Le Pontife, sous un nouveau costume, retourne à l’autel, sur les degrés duquel un riche fauteuil a été placé. Il s’y asseoit, et, après que le Cardinal camerlingue lui a mis au doigt l’anneau du Pêcheur, il reçoit la première adoration du sacré Collège. — Tout le monde sait que l’on nomme ainsi l’hommage que les Cardinaux rendent au Pape après son élection. L’on sait aussi que cette expression ne doit pas être prise au pied de la lettre, mais bien dans le sens figuré. Elle signifie la plus haute vénération, le respect le plus profond, que l’on puisse accorder à un homme ; et comme ce n’est qu’en qualité de représentant de Dieu que ces hommages sont rendus au Pape, on a jugé bon d’employer le même mot par lequel on désigne le suprême hommage rendu à Dieu.

L’élection du Pape est suivie de trois adorations.

Immédiatement après la première adoration, le premier cardinal-diacre annonce l’élection au peuple. Le nouvel élu vient ensuite donner sa bénédiction à la foule. Le couronnement du Pape a lieu ordinairement le dimanche qui suit l’élection.[8]

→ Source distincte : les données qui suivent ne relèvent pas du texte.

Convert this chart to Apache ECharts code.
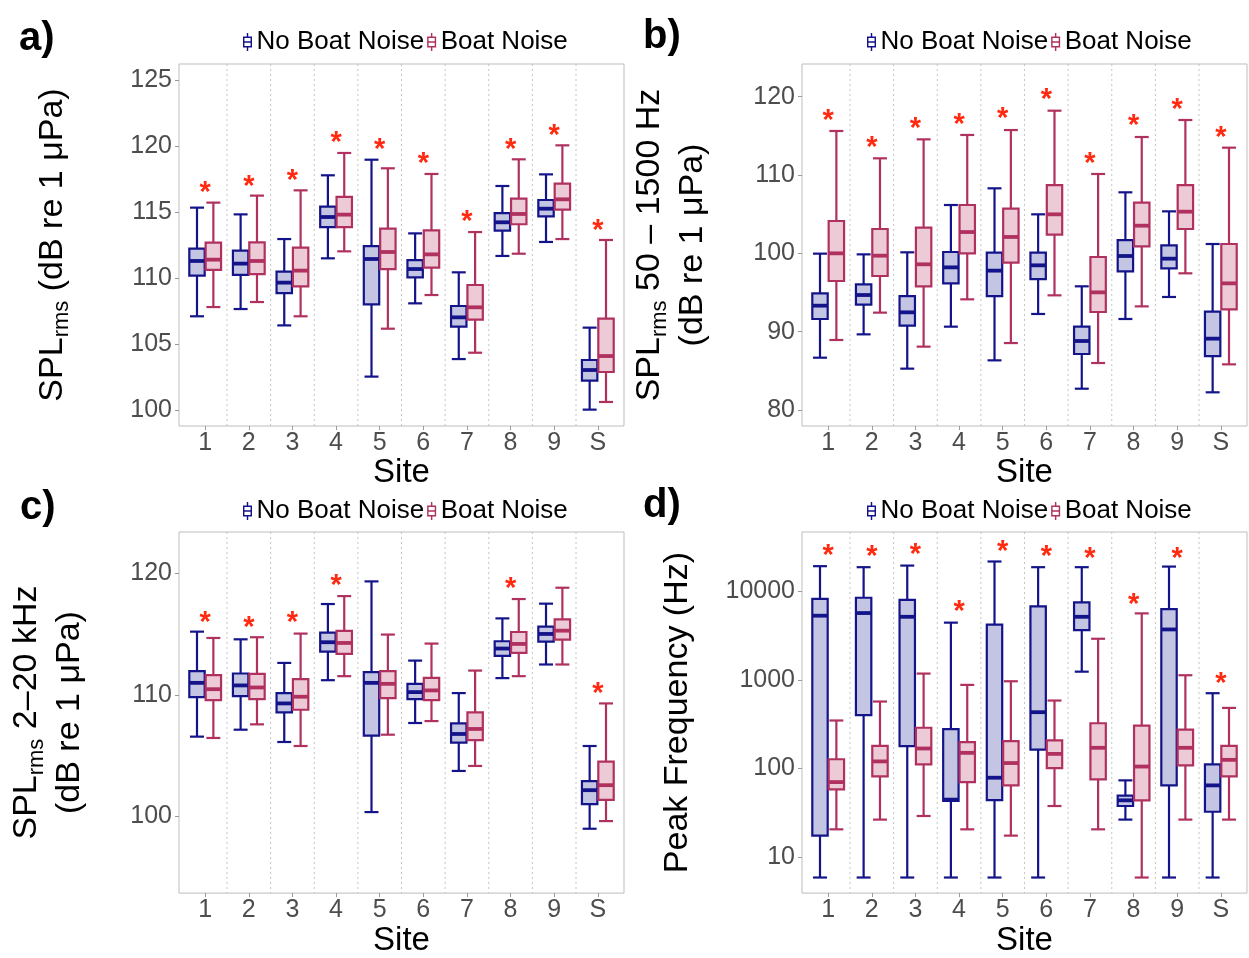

  1. L’Anneau du Pêcheur est moins, à proprement parler, un anneau qu’un sceau dont on revêt les Brefs ou diplômes émanés de la secrétairerie apostolique, par lesquels le Saint-Père accorde quelque grâce ou faveur particulière. À cet effet, les Brefs se terminent par ces mots : Datum Romæ sub annulo piscatoris (donné à Rome, sous le sceau de l’Anneau du Pêcheur), — Cet anneau est ainsi nommé, parce que le sceau de bronze qui en forme comme le châton représente saint Pierre dans sa barque retirant ses filets de l’eau. Au-dessus de cette image, se trouve le nom du Pontife régnant, Ainsi l’Anneau du Pêcheur, dont l’emblême principal reste toujours le même, participe à toutes les phases de la papauté.
  2. Quelle grande et belle pensée de briser l’Anneau du Pêcheur à la mort de celui qui l’a porté ! C’est un hommage rendu à Dieu qui vient de détruire une auguste existence ; c’est aussi comme un cri de détresse de l’Église qui atteste au Ciel qu’elle a perdu son pasteur ; mais, en le rompant, en présence des Cardinaux, prêts à élire un nouveau Pape, l’espérance succède à la douleur.
  3. Ce délai est suffisant pour que les Cardinaux des divers royaumes chrétiens puissent être rendus à Rome. S’ils arrivaient après l’ouverture du Conclave, des formalités sont prescrites pour les recevoir.
  4. On désigne ainsi le Cardinal-Intendant. C’est une des premières dignités de la cour pontificale.
  5. Ce n’est pas précisément l’exiguïté de ces appartements qui les a fait désigner sous le nom de cellules : ils sont composés de trois ou de quatre pièces ; c’est bien plutôt le genre de vie que les cardinaux doivent y mener.
  6. Le premier jour du Conclave, le Saint-Sacrifice est offert par le doyen du sacré Collége ; tous les Cardinaux y participent en recevant la communion. Les autres jours, c’est le prélat sacristain qui célèbre la Messe. On y chante toujours le Veni creator.
  7. Si, par hasard, l’élu ne voulait pas donner son consentement, soit par humilité soit pour un motif quelconque, il serait dressé note de ce refus, et l’on procéderait à une nouvelle élection.
  8. Le couronnement de Sa Sainteté Léon XIII a eu lieu dimanche, le 3 mars, dans la chapelle Sixtine. La cérémonie n’a pas été faite en public, car l’on craignait, non sans raison, des démonstrations honteuses de la part de la canaille révolutionnaire. En effet, les usurpateurs ont brisé les vitres des maisons illuminées en l’honneur de l’événement.